1from collections import Counter
2
3
4def hash_string(text, multiplier, buckets):
5    h = 0
6    for ch in text:
7        h = (h * multiplier + ord(ch)) % buckets
8    return h
9
10
11words = ["cat", "cot", "cut", "cart", "coat", "cute", "at", "ta", "tac"]
12
13for multiplier in (3, 31, 33, 131):
14    counts = Counter(hash_string(word, multiplier, 16) for word in words)
15    print(multiplier, sorted(counts.items()))

This does not prove one multiplier is universally best, but it illustrates the real point: the constant changes how strings cluster into buckets, especially when the bucket count is small.

Practical Selection Rules

If you are implementing a basic non-cryptographic string hash, these rules are usually good enough:

Prefer an odd multiplier.
Avoid tiny values such as 1 or 2.
Match the choice to the modulus or bucket strategy.
Test on realistic input rather than trusting folklore alone.

If you are implementing a rolling hash for substring algorithms, choose:

a large modulus, often prime
a base that is not too small
sometimes multiple independent hashes if collision risk matters

For hash tables in production systems, it is often better to use a proven existing hash rather than hand-tune one multiplier in isolation.

When Not To Design Your Own Hash

If the goal is general-purpose key hashing for a production data structure, you usually should not invent a custom string hash unless you have a specific reason.

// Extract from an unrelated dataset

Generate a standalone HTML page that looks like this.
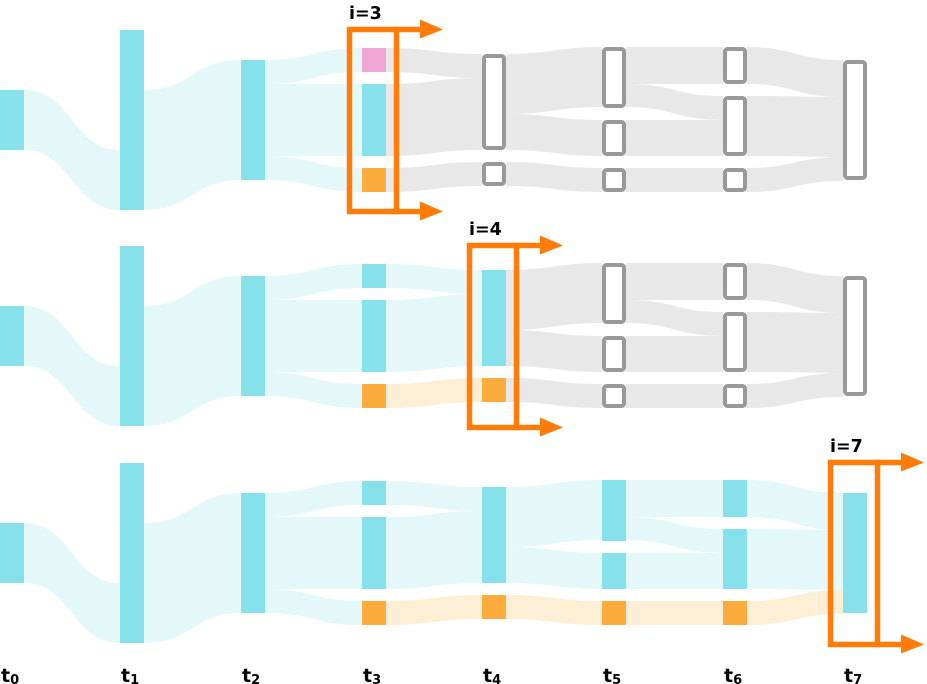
<!DOCTYPE html>
<html><head><meta charset="utf-8"><style>
html,body{margin:0;padding:0;background:#fff;}
svg{display:block;}
text{font-family:"DejaVu Sans","Liberation Sans",sans-serif;font-weight:bold;fill:#000;}
</style></head><body>
<svg id="s" width="927" height="684" viewBox="0 0 927 684" xmlns="http://www.w3.org/2000/svg">
<g id="flows"></g>
<g id="nodes"></g>
<g id="frames" fill="none" stroke="#FF7B0A" stroke-width="5.5"></g>
<text x="349" y="19" font-size="17.5">i=3</text>
<text x="469" y="235" font-size="17.5">i=4</text>
<text x="830" y="452" font-size="17.5">i=7</text>
<text x="1" y="682" font-size="19">t<tspan font-size="13" dy="2">0</tspan></text>
<text x="121" y="682" font-size="19">t<tspan font-size="13" dy="2">1</tspan></text>
<text x="242" y="682" font-size="19">t<tspan font-size="13" dy="2">2</tspan></text>
<text x="363" y="682" font-size="19">t<tspan font-size="13" dy="2">3</tspan></text>
<text x="483" y="682" font-size="19">t<tspan font-size="13" dy="2">4</tspan></text>
<text x="603" y="682" font-size="19">t<tspan font-size="13" dy="2">5</tspan></text>
<text x="724" y="682" font-size="19">t<tspan font-size="13" dy="2">6</tspan></text>
<text x="844" y="682" font-size="19">t<tspan font-size="13" dy="2">7</tspan></text>
</svg>
<script>
var NS="http://www.w3.org/2000/svg";
var X=[0,120,241,362,482,602,723,843],W=24;
var C={cy:"#86E1EB",cf:"#E4F7F9",gf:"#E8E8E8",pk:"#F2A6D6",or:"#FCAC3C",of:"#FDEED6"};
function el(p,t,a){var e=document.createElementNS(NS,t);for(var k in a)e.setAttribute(k,a[k]);document.getElementById(p).appendChild(e);}
function flow(o,s,a1,b1,a2,b2,col){var x1=X[s]+W,x2=X[s+1],m=(x1+x2)/2;
a1+=o;b1+=o;a2+=o;b2+=o;
var d="M"+x1+","+a1+" C"+m+","+a1+" "+m+","+a2+" "+x2+","+a2+" L"+x2+","+b2+" C"+m+","+b2+" "+m+","+b1+" "+x1+","+b1+"Z";
el("flows","path",{d:d,fill:col});}
var F=[[0,90,150,150,210,"c"],[1,90,210,60,180,"c"],[2,60,84,48,72,"c"],[2,84,156,84,156,"c"],[2,156,180,168,192,"c"],
[3,48,72,54,78,"c"],[3,84,156,78,150,"c"],[3,168,192,162,186,"o"],
[4,54,114,47,107,"c"],[4,114,150,120,156,"c"],[4,162,186,168,192,"o"],
[5,47,84,47,84,"c"],[5,84,107,96,120,"c"],[5,120,156,120,156,"c"],[5,168,192,168,192,"o"],
[6,47,84,60,97,"c"],[6,96,156,97,157,"c"],[6,168,192,157,181,"o"]];
var N=[[0,90,150],[1,30,210],[2,60,180],[3,48,72,"p"],[3,84,156],[3,168,192,"o"],[4,54,150],[4,162,186,"o"],
[5,47,108],[5,120,156],[5,168,192,"o"],[6,47,84],[6,96,156],[6,168,192,"o"],[7,60,180]];
var rows=[[0,3],[216,4],[433,7]];
rows.forEach(function(r){var o=r[0],k=r[1];
F.forEach(function(f){var col;
 if(f[0]+1>k)col=C.gf; else if(f[5]=="o"&&f[0]>=3)col=C.of; else col=C.cf;
 if(k==3&&f[0]==2)col=C.cf;
 flow(o,f[0],f[1],f[2],f[3],f[4],col);});
N.forEach(function(n){var x=X[n[0]],y=n[1]+o,h=n[2]-n[1];
 if(n[0]>k){el("nodes","rect",{x:x+2,y:y+2,width:W-4,height:h-4,rx:2.5,fill:"#fff",stroke:"#999",'stroke-width':4});}
 else{var c=C.cy;if(n[3]=="o")c=C.or;if(n[3]=="p"&&k==3)c=C.pk;
  el("nodes","rect",{x:x,y:y,width:W,height:h,fill:c});}});
var fx=X[k]-12,ty=29.5+o,by=211.5+o;
el("frames","rect",{x:fx-0.5,y:ty,width:47,height:by-ty});
el("frames","path",{d:"M"+(fx+44)+","+ty+" H"+(fx+74)+" M"+(fx+44)+","+by+" H"+(fx+74)});
[ty,by].forEach(function(yy){el("frames","path",{d:"M"+(fx+70)+","+(yy-10)+" L"+(fx+93)+","+yy+" L"+(fx+70)+","+(yy+9)+"Z",fill:"#FF7B0A",stroke:"none"});});
});
</script>
</body></html>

Well-tested implementations already account for:

adversarial collision patterns
platform-specific integer behavior
final mixing quality
performance tradeoffs on modern CPUs

Choosing a multiplier is a useful algorithm exercise, but it is not a substitute for a mature hashing strategy when correctness or security matters.

Common Pitfalls

The biggest mistake is assuming the multiplier alone guarantees a good hash. Poor modulus choice or poor bucket sizing can ruin the distribution even with a famous constant.

Another mistake is copying constants such as 31 or 33 without understanding the arithmetic model. A multiplier that behaves reasonably with one modulus or machine-word overflow pattern may behave differently in another setup.

People also underestimate the effect of input distribution. A multiplier that looks fine on random strings may perform badly on short identifiers, similar prefixes, or structured keys.

Finally, remember that simple polynomial hashes are not cryptographic. A good multiplier reduces accidental collisions, not deliberate attacks.

Summary

The multiplier in a string hash controls how earlier characters influence later positions.
Good choices are usually odd constants such as 31, 33, or 131, but none is universally best.
The right constant depends on the modulus, overflow behavior, and input distribution.
Measure collision behavior on realistic data instead of relying only on tradition.
For production systems, a proven hash function is often better than tuning one multiplier by hand.